* **Data rows**:

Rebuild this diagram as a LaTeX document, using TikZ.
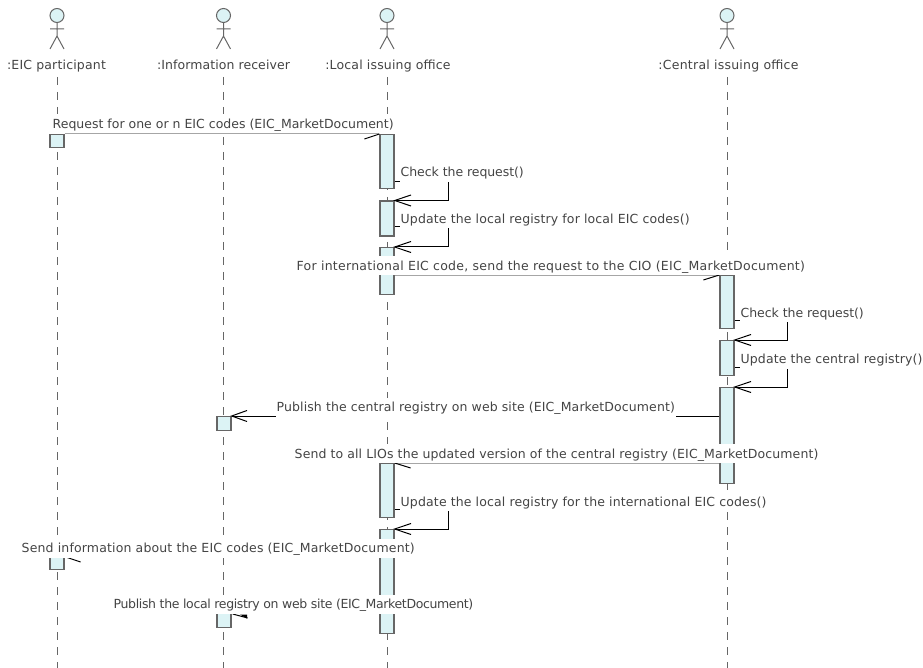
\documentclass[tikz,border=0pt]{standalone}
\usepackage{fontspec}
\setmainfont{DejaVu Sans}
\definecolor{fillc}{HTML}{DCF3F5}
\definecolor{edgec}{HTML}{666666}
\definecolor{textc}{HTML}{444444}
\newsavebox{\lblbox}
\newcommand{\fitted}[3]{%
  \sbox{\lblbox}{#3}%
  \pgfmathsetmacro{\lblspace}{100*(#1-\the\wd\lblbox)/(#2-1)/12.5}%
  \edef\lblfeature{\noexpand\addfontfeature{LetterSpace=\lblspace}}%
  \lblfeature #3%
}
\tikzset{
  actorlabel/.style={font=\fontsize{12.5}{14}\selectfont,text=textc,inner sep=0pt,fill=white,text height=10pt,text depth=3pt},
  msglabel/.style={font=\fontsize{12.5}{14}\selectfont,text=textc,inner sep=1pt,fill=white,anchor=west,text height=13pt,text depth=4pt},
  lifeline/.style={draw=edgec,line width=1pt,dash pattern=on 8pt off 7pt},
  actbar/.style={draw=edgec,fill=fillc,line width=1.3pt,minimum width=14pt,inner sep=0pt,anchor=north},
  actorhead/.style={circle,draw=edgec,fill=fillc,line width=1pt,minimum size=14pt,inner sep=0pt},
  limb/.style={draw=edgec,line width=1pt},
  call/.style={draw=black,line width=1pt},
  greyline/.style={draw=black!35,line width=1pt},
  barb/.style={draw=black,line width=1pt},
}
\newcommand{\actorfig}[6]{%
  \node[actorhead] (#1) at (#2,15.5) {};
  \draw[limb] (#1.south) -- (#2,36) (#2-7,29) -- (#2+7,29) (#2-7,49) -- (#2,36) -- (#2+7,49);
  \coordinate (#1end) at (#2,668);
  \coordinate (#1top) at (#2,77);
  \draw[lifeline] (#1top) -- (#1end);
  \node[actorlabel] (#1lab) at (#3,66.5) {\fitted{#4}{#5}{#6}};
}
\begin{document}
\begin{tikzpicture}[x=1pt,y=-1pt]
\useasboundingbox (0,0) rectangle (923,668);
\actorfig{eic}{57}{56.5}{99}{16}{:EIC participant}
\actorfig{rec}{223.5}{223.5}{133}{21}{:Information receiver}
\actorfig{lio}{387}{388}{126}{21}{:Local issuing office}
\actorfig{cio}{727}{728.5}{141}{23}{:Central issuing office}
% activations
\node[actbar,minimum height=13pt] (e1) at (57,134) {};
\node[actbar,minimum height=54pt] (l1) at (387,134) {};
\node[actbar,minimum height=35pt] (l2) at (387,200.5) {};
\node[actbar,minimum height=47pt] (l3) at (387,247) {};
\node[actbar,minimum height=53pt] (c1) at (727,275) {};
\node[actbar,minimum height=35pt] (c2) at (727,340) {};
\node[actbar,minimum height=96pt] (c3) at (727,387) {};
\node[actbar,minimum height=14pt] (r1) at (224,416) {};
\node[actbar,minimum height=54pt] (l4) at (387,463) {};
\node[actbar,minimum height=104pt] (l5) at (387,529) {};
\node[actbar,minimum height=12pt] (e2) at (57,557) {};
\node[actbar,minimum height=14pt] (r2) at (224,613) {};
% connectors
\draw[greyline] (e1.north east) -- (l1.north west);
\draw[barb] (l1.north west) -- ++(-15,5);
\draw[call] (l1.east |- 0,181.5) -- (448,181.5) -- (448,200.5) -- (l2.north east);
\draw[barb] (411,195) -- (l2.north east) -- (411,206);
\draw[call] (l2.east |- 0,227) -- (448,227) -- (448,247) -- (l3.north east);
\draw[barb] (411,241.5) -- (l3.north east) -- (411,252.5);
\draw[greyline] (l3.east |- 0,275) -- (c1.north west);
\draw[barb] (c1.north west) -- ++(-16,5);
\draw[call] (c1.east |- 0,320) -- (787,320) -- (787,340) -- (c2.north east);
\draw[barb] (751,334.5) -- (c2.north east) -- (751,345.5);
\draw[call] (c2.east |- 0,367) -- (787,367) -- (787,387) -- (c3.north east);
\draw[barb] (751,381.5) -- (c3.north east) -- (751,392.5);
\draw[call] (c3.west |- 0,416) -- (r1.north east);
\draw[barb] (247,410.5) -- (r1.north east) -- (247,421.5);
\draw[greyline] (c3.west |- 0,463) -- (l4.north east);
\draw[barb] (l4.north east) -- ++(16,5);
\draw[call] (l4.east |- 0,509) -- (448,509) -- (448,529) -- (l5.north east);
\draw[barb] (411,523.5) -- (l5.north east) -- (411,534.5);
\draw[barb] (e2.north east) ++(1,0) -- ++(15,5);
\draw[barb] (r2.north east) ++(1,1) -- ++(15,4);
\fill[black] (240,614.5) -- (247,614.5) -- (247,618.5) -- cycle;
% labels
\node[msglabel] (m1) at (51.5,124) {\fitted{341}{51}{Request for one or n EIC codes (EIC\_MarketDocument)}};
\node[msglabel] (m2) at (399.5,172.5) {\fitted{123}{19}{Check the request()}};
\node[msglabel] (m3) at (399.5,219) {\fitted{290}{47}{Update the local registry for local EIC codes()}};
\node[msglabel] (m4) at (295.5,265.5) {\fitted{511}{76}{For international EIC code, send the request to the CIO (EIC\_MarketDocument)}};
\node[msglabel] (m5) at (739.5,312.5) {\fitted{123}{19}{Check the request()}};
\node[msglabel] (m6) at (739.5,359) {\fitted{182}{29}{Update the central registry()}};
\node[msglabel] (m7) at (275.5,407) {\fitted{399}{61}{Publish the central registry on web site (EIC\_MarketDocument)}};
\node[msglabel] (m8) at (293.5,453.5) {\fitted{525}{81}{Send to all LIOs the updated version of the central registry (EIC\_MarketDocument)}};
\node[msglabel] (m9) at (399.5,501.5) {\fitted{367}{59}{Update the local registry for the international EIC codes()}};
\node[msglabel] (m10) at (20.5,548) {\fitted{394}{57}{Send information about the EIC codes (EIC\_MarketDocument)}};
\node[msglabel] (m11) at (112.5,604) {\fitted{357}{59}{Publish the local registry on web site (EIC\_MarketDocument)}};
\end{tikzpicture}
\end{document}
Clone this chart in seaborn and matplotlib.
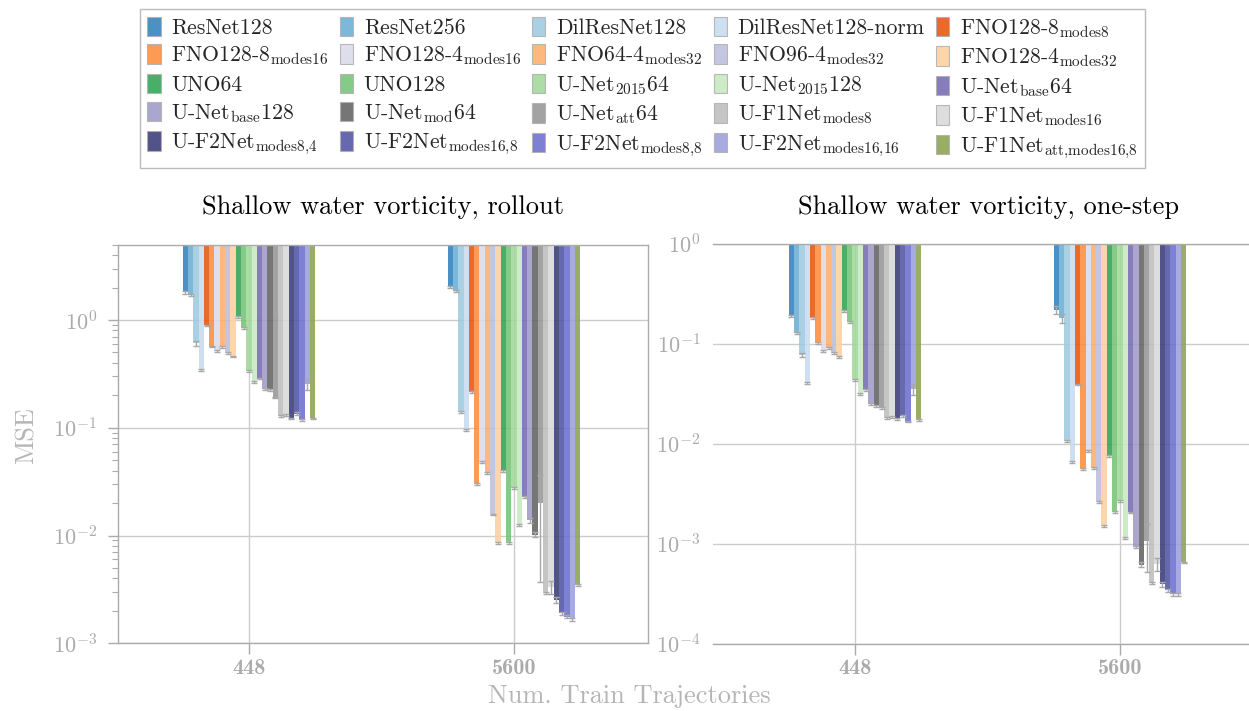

* **Short exercise**:
Every entry must be reproduced exactly, with the images left out.

* **Task answer**:
Rebuild this diagram as a LaTeX document, using TikZ.
\documentclass[tikz,border=0pt]{standalone}
\usepackage{fontspec}
\setmainfont{DejaVu Sans}
\definecolor{fillc}{HTML}{DCF3F5}
\definecolor{edgec}{HTML}{666666}
\definecolor{textc}{HTML}{444444}
\newsavebox{\lblbox}
\newcommand{\fitted}[3]{%
  \sbox{\lblbox}{#3}%
  \pgfmathsetmacro{\lblspace}{100*(#1-\the\wd\lblbox)/(#2-1)/12.5}%
  \edef\lblfeature{\noexpand\addfontfeature{LetterSpace=\lblspace}}%
  \lblfeature #3%
}
\tikzset{
  actorlabel/.style={font=\fontsize{12.5}{14}\selectfont,text=textc,inner sep=0pt,fill=white,text height=10pt,text depth=3pt},
  msglabel/.style={font=\fontsize{12.5}{14}\selectfont,text=textc,inner sep=1pt,fill=white,anchor=west,text height=13pt,text depth=4pt},
  lifeline/.style={draw=edgec,line width=1pt,dash pattern=on 8pt off 7pt},
  actbar/.style={draw=edgec,fill=fillc,line width=1.3pt,minimum width=14pt,inner sep=0pt,anchor=north},
  actorhead/.style={circle,draw=edgec,fill=fillc,line width=1pt,minimum size=14pt,inner sep=0pt},
  limb/.style={draw=edgec,line width=1pt},
  call/.style={draw=black,line width=1pt},
  greyline/.style={draw=black!35,line width=1pt},
  barb/.style={draw=black,line width=1pt},
}
\newcommand{\actorfig}[6]{%
  \node[actorhead] (#1) at (#2,15.5) {};
  \draw[limb] (#1.south) -- (#2,36) (#2-7,29) -- (#2+7,29) (#2-7,49) -- (#2,36) -- (#2+7,49);
  \coordinate (#1end) at (#2,668);
  \coordinate (#1top) at (#2,77);
  \draw[lifeline] (#1top) -- (#1end);
  \node[actorlabel] (#1lab) at (#3,66.5) {\fitted{#4}{#5}{#6}};
}
\begin{document}
\begin{tikzpicture}[x=1pt,y=-1pt]
\useasboundingbox (0,0) rectangle (923,668);
\actorfig{eic}{57}{56.5}{99}{16}{:EIC participant}
\actorfig{rec}{223.5}{223.5}{133}{21}{:Information receiver}
\actorfig{lio}{387}{388}{126}{21}{:Local issuing office}
\actorfig{cio}{727}{728.5}{141}{23}{:Central issuing office}
% activations
\node[actbar,minimum height=13pt] (e1) at (57,134) {};
\node[actbar,minimum height=54pt] (l1) at (387,134) {};
\node[actbar,minimum height=35pt] (l2) at (387,200.5) {};
\node[actbar,minimum height=47pt] (l3) at (387,247) {};
\node[actbar,minimum height=53pt] (c1) at (727,275) {};
\node[actbar,minimum height=35pt] (c2) at (727,340) {};
\node[actbar,minimum height=96pt] (c3) at (727,387) {};
\node[actbar,minimum height=14pt] (r1) at (224,416) {};
\node[actbar,minimum height=54pt] (l4) at (387,463) {};
\node[actbar,minimum height=104pt] (l5) at (387,529) {};
\node[actbar,minimum height=12pt] (e2) at (57,557) {};
\node[actbar,minimum height=14pt] (r2) at (224,613) {};
% connectors
\draw[greyline] (e1.north east) -- (l1.north west);
\draw[barb] (l1.north west) -- ++(-15,5);
\draw[call] (l1.east |- 0,181.5) -- (448,181.5) -- (448,200.5) -- (l2.north east);
\draw[barb] (411,195) -- (l2.north east) -- (411,206);
\draw[call] (l2.east |- 0,227) -- (448,227) -- (448,247) -- (l3.north east);
\draw[barb] (411,241.5) -- (l3.north east) -- (411,252.5);
\draw[greyline] (l3.east |- 0,275) -- (c1.north west);
\draw[barb] (c1.north west) -- ++(-16,5);
\draw[call] (c1.east |- 0,320) -- (787,320) -- (787,340) -- (c2.north east);
\draw[barb] (751,334.5) -- (c2.north east) -- (751,345.5);
\draw[call] (c2.east |- 0,367) -- (787,367) -- (787,387) -- (c3.north east);
\draw[barb] (751,381.5) -- (c3.north east) -- (751,392.5);
\draw[call] (c3.west |- 0,416) -- (r1.north east);
\draw[barb] (247,410.5) -- (r1.north east) -- (247,421.5);
\draw[greyline] (c3.west |- 0,463) -- (l4.north east);
\draw[barb] (l4.north east) -- ++(16,5);
\draw[call] (l4.east |- 0,509) -- (448,509) -- (448,529) -- (l5.north east);
\draw[barb] (411,523.5) -- (l5.north east) -- (411,534.5);
\draw[barb] (e2.north east) ++(1,0) -- ++(15,5);
\draw[barb] (r2.north east) ++(1,1) -- ++(15,4);
\fill[black] (240,614.5) -- (247,614.5) -- (247,618.5) -- cycle;
% labels
\node[msglabel] (m1) at (51.5,124) {\fitted{341}{51}{Request for one or n EIC codes (EIC\_MarketDocument)}};
\node[msglabel] (m2) at (399.5,172.5) {\fitted{123}{19}{Check the request()}};
\node[msglabel] (m3) at (399.5,219) {\fitted{290}{47}{Update the local registry for local EIC codes()}};
\node[msglabel] (m4) at (295.5,265.5) {\fitted{511}{76}{For international EIC code, send the request to the CIO (EIC\_MarketDocument)}};
\node[msglabel] (m5) at (739.5,312.5) {\fitted{123}{19}{Check the request()}};
\node[msglabel] (m6) at (739.5,359) {\fitted{182}{29}{Update the central registry()}};
\node[msglabel] (m7) at (275.5,407) {\fitted{399}{61}{Publish the central registry on web site (EIC\_MarketDocument)}};
\node[msglabel] (m8) at (293.5,453.5) {\fitted{525}{81}{Send to all LIOs the updated version of the central registry (EIC\_MarketDocument)}};
\node[msglabel] (m9) at (399.5,501.5) {\fitted{367}{59}{Update the local registry for the international EIC codes()}};
\node[msglabel] (m10) at (20.5,548) {\fitted{394}{57}{Send information about the EIC codes (EIC\_MarketDocument)}};
\node[msglabel] (m11) at (112.5,604) {\fitted{357}{59}{Publish the local registry on web site (EIC\_MarketDocument)}};
\end{tikzpicture}
\end{document}
Clone this chart in seaborn and matplotlib.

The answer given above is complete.